> REQUIRED WORK
Without including any pictures, write out all the entries exactly.

> MATERIAL TO PROCESS
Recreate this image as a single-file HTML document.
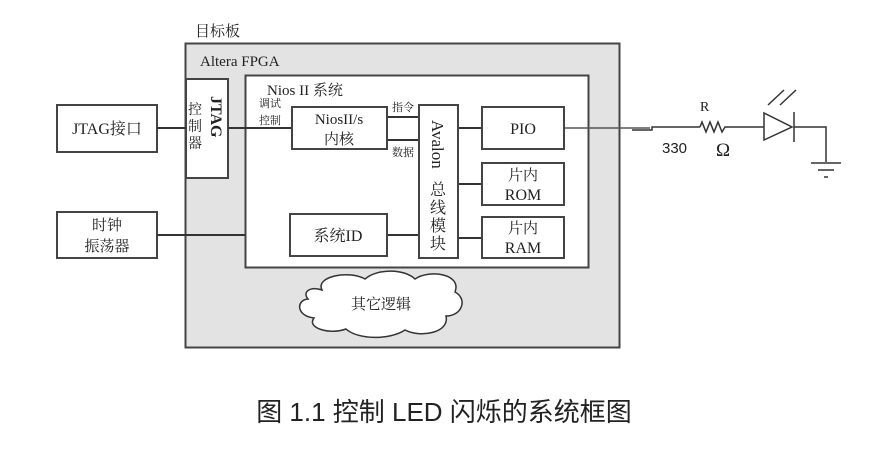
<!DOCTYPE html>
<html><head><meta charset="utf-8"><style>
html,body{margin:0;padding:0;background:#fff;}
svg{display:block;}
text{font-family:"Liberation Serif","Noto Serif CJK SC",serif;fill:#222;}
.s{font-family:"Liberation Sans","Noto Sans CJK SC",sans-serif;}
</style></head><body>
<svg width="892" height="464" viewBox="0 0 892 464" xmlns="http://www.w3.org/2000/svg">
<text x="195" y="36" font-size="15" fill="#444">目标板</text>
<rect x="185.5" y="43.5" width="434" height="304" fill="#e3e3e3" stroke="#444" stroke-width="2"/>
<text x="200" y="66" font-size="15">Altera FPGA</text>
<rect x="245.5" y="75.5" width="343" height="192" fill="#fff" stroke="#444" stroke-width="2"/>
<text x="267" y="95" font-size="15">Nios II 系统</text>
<rect x="186" y="79" width="42" height="99" fill="#fff" stroke="#444" stroke-width="2"/>
<text transform="translate(211,96) rotate(90)" font-size="16" font-weight="bold">JTAG</text>
<text x="188" y="114" font-size="14" fill="#444">控</text>
<text x="188" y="131" font-size="14" fill="#444">制</text>
<text x="188" y="148" font-size="14" fill="#444">器</text>
<rect x="57" y="105" width="100" height="47" fill="#fff" stroke="#444" stroke-width="2"/>
<text x="107" y="134" font-size="16" text-anchor="middle">JTAG接口</text>
<rect x="57" y="212" width="100" height="46" fill="#fff" stroke="#444" stroke-width="2"/>
<text x="107" y="230" font-size="15" text-anchor="middle" fill="#444">时钟</text>
<text x="107" y="251" font-size="15" text-anchor="middle" fill="#444">振荡器</text>
<g stroke="#333" stroke-width="2" fill="none">
<line x1="157" y1="128" x2="186" y2="128"/>
<line x1="228" y1="128" x2="292" y2="128"/>
<line x1="157" y1="235" x2="245" y2="235"/>
<line x1="387" y1="117" x2="419" y2="117"/>
<line x1="387" y1="140" x2="419" y2="140"/>
<line x1="387" y1="235" x2="419" y2="235"/>
<line x1="458" y1="128" x2="482" y2="128"/>
<line x1="458" y1="184" x2="482" y2="184"/>
<line x1="458" y1="238" x2="482" y2="238"/>
</g>
<line x1="564" y1="128" x2="650" y2="128" stroke="#555" stroke-width="1.5"/>
<polyline points="632,130 652,130 652,127 700,127" fill="none" stroke="#333" stroke-width="1.5"/>
<text x="259" y="107" font-size="11" fill="#444">调试</text>
<text x="259" y="124" font-size="11" fill="#444">控制</text>
<rect x="292" y="107" width="95" height="42" fill="#fff" stroke="#444" stroke-width="2"/>
<text x="339" y="124" font-size="15" text-anchor="middle">NiosII/s</text>
<text x="339" y="144" font-size="15" text-anchor="middle" fill="#444">内核</text>
<text x="392" y="111" font-size="11" fill="#444">指令</text>
<text x="392" y="156" font-size="11" fill="#444">数据</text>
<rect x="419" y="105" width="39" height="153" fill="#fff" stroke="#444" stroke-width="2"/>
<text transform="translate(432,120) rotate(90)" font-size="17">Avalon</text>
<text x="430" y="195" font-size="16" fill="#444">总</text>
<text x="430" y="213" font-size="16" fill="#444">线</text>
<text x="430" y="231" font-size="16" fill="#444">模</text>
<text x="430" y="249" font-size="16" fill="#444">块</text>
<rect x="482" y="107" width="82" height="42" fill="#fff" stroke="#444" stroke-width="2"/>
<text x="523" y="134" font-size="16" text-anchor="middle">PIO</text>
<rect x="482" y="163" width="82" height="42" fill="#fff" stroke="#444" stroke-width="2"/>
<text x="523" y="180" font-size="15" text-anchor="middle" fill="#444">片内</text>
<text x="523" y="200" font-size="16" text-anchor="middle">ROM</text>
<rect x="482" y="217" width="82" height="41" fill="#fff" stroke="#444" stroke-width="2"/>
<text x="523" y="233" font-size="15" text-anchor="middle" fill="#444">片内</text>
<text x="523" y="253" font-size="16" text-anchor="middle">RAM</text>
<rect x="290" y="214" width="97" height="42" fill="#fff" stroke="#444" stroke-width="2"/>
<text x="338" y="241" font-size="16" text-anchor="middle">系统ID</text>
<path d="M322,290 C315,276 350,270 365,279 C378,268 405,269 415,279 C430,269 462,274 455,292 C468,299 462,316 446,316 C450,333 420,338 405,330 C390,340 358,340 346,329 C330,335 306,328 314,318 C296,316 296,300 308,299 C302,292 310,286 322,290 Z" fill="#fff" stroke="#333" stroke-width="1.5"/>
<text x="381" y="309" font-size="15" text-anchor="middle" fill="#444">其它逻辑</text>
<g stroke="#333" stroke-width="1.5" fill="none">
<polyline points="700,127 702,122 706,132 710,122 714,132 718,122 722,132 725,127 764,127"/>
<polygon points="764,113 764,140 792,127"/>
<line x1="794" y1="112" x2="794" y2="142"/>
<polyline points="794,127 826,127 826,162"/>
<line x1="811" y1="163" x2="841" y2="163"/>
<line x1="818" y1="170" x2="834" y2="170"/>
<line x1="824" y1="177" x2="828" y2="177"/>
<line x1="768" y1="105" x2="784" y2="90"/>
<line x1="780" y1="105" x2="796" y2="90"/>
</g>
<text x="700" y="111" font-size="14">R</text>
<text x="662" y="153" font-size="15" class="s">330</text>
<text x="716" y="156" font-size="19">Ω</text>
<text x="444" y="421" font-size="26" text-anchor="middle" class="s" fill="#000">图 1.1  控制 LED 闪烁的系统框图</text>
</svg>
</body></html>
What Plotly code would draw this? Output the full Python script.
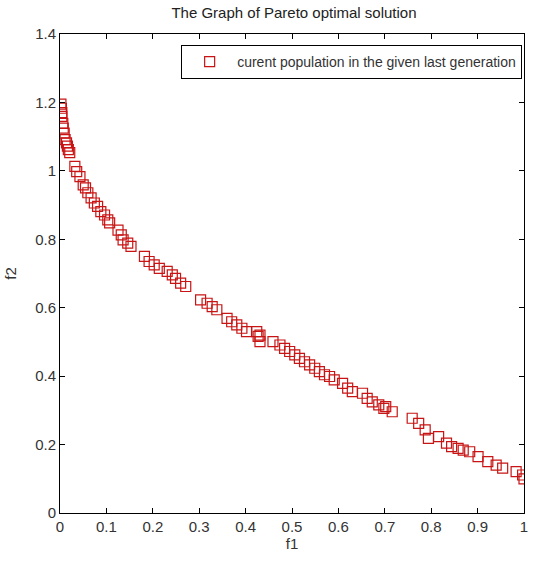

> TASK RESPONSE
Recreate this image as a single-file HTML document.
<!DOCTYPE html>
<html><head><meta charset="utf-8"><style>
html,body{margin:0;padding:0;background:#fff;}
svg{display:block;}
text{font-family:"Liberation Serif","Noto Serif CJK SC",serif;fill:#222;}
.s{font-family:"Liberation Sans","Noto Sans CJK SC",sans-serif;}
</style></head><body>
<svg width="892" height="464" viewBox="0 0 892 464" xmlns="http://www.w3.org/2000/svg">
<text x="195" y="36" font-size="15" fill="#444">目标板</text>
<rect x="185.5" y="43.5" width="434" height="304" fill="#e3e3e3" stroke="#444" stroke-width="2"/>
<text x="200" y="66" font-size="15">Altera FPGA</text>
<rect x="245.5" y="75.5" width="343" height="192" fill="#fff" stroke="#444" stroke-width="2"/>
<text x="267" y="95" font-size="15">Nios II 系统</text>
<rect x="186" y="79" width="42" height="99" fill="#fff" stroke="#444" stroke-width="2"/>
<text transform="translate(211,96) rotate(90)" font-size="16" font-weight="bold">JTAG</text>
<text x="188" y="114" font-size="14" fill="#444">控</text>
<text x="188" y="131" font-size="14" fill="#444">制</text>
<text x="188" y="148" font-size="14" fill="#444">器</text>
<rect x="57" y="105" width="100" height="47" fill="#fff" stroke="#444" stroke-width="2"/>
<text x="107" y="134" font-size="16" text-anchor="middle">JTAG接口</text>
<rect x="57" y="212" width="100" height="46" fill="#fff" stroke="#444" stroke-width="2"/>
<text x="107" y="230" font-size="15" text-anchor="middle" fill="#444">时钟</text>
<text x="107" y="251" font-size="15" text-anchor="middle" fill="#444">振荡器</text>
<g stroke="#333" stroke-width="2" fill="none">
<line x1="157" y1="128" x2="186" y2="128"/>
<line x1="228" y1="128" x2="292" y2="128"/>
<line x1="157" y1="235" x2="245" y2="235"/>
<line x1="387" y1="117" x2="419" y2="117"/>
<line x1="387" y1="140" x2="419" y2="140"/>
<line x1="387" y1="235" x2="419" y2="235"/>
<line x1="458" y1="128" x2="482" y2="128"/>
<line x1="458" y1="184" x2="482" y2="184"/>
<line x1="458" y1="238" x2="482" y2="238"/>
</g>
<line x1="564" y1="128" x2="650" y2="128" stroke="#555" stroke-width="1.5"/>
<polyline points="632,130 652,130 652,127 700,127" fill="none" stroke="#333" stroke-width="1.5"/>
<text x="259" y="107" font-size="11" fill="#444">调试</text>
<text x="259" y="124" font-size="11" fill="#444">控制</text>
<rect x="292" y="107" width="95" height="42" fill="#fff" stroke="#444" stroke-width="2"/>
<text x="339" y="124" font-size="15" text-anchor="middle">NiosII/s</text>
<text x="339" y="144" font-size="15" text-anchor="middle" fill="#444">内核</text>
<text x="392" y="111" font-size="11" fill="#444">指令</text>
<text x="392" y="156" font-size="11" fill="#444">数据</text>
<rect x="419" y="105" width="39" height="153" fill="#fff" stroke="#444" stroke-width="2"/>
<text transform="translate(432,120) rotate(90)" font-size="17">Avalon</text>
<text x="430" y="195" font-size="16" fill="#444">总</text>
<text x="430" y="213" font-size="16" fill="#444">线</text>
<text x="430" y="231" font-size="16" fill="#444">模</text>
<text x="430" y="249" font-size="16" fill="#444">块</text>
<rect x="482" y="107" width="82" height="42" fill="#fff" stroke="#444" stroke-width="2"/>
<text x="523" y="134" font-size="16" text-anchor="middle">PIO</text>
<rect x="482" y="163" width="82" height="42" fill="#fff" stroke="#444" stroke-width="2"/>
<text x="523" y="180" font-size="15" text-anchor="middle" fill="#444">片内</text>
<text x="523" y="200" font-size="16" text-anchor="middle">ROM</text>
<rect x="482" y="217" width="82" height="41" fill="#fff" stroke="#444" stroke-width="2"/>
<text x="523" y="233" font-size="15" text-anchor="middle" fill="#444">片内</text>
<text x="523" y="253" font-size="16" text-anchor="middle">RAM</text>
<rect x="290" y="214" width="97" height="42" fill="#fff" stroke="#444" stroke-width="2"/>
<text x="338" y="241" font-size="16" text-anchor="middle">系统ID</text>
<path d="M322,290 C315,276 350,270 365,279 C378,268 405,269 415,279 C430,269 462,274 455,292 C468,299 462,316 446,316 C450,333 420,338 405,330 C390,340 358,340 346,329 C330,335 306,328 314,318 C296,316 296,300 308,299 C302,292 310,286 322,290 Z" fill="#fff" stroke="#333" stroke-width="1.5"/>
<text x="381" y="309" font-size="15" text-anchor="middle" fill="#444">其它逻辑</text>
<g stroke="#333" stroke-width="1.5" fill="none">
<polyline points="700,127 702,122 706,132 710,122 714,132 718,122 722,132 725,127 764,127"/>
<polygon points="764,113 764,140 792,127"/>
<line x1="794" y1="112" x2="794" y2="142"/>
<polyline points="794,127 826,127 826,162"/>
<line x1="811" y1="163" x2="841" y2="163"/>
<line x1="818" y1="170" x2="834" y2="170"/>
<line x1="824" y1="177" x2="828" y2="177"/>
<line x1="768" y1="105" x2="784" y2="90"/>
<line x1="780" y1="105" x2="796" y2="90"/>
</g>
<text x="700" y="111" font-size="14">R</text>
<text x="662" y="153" font-size="15" class="s">330</text>
<text x="716" y="156" font-size="19">Ω</text>
<text x="444" y="421" font-size="26" text-anchor="middle" class="s" fill="#000">图 1.1  控制 LED 闪烁的系统框图</text>
</svg>
</body></html>
What Plotly code would draw this? Output the full Python script.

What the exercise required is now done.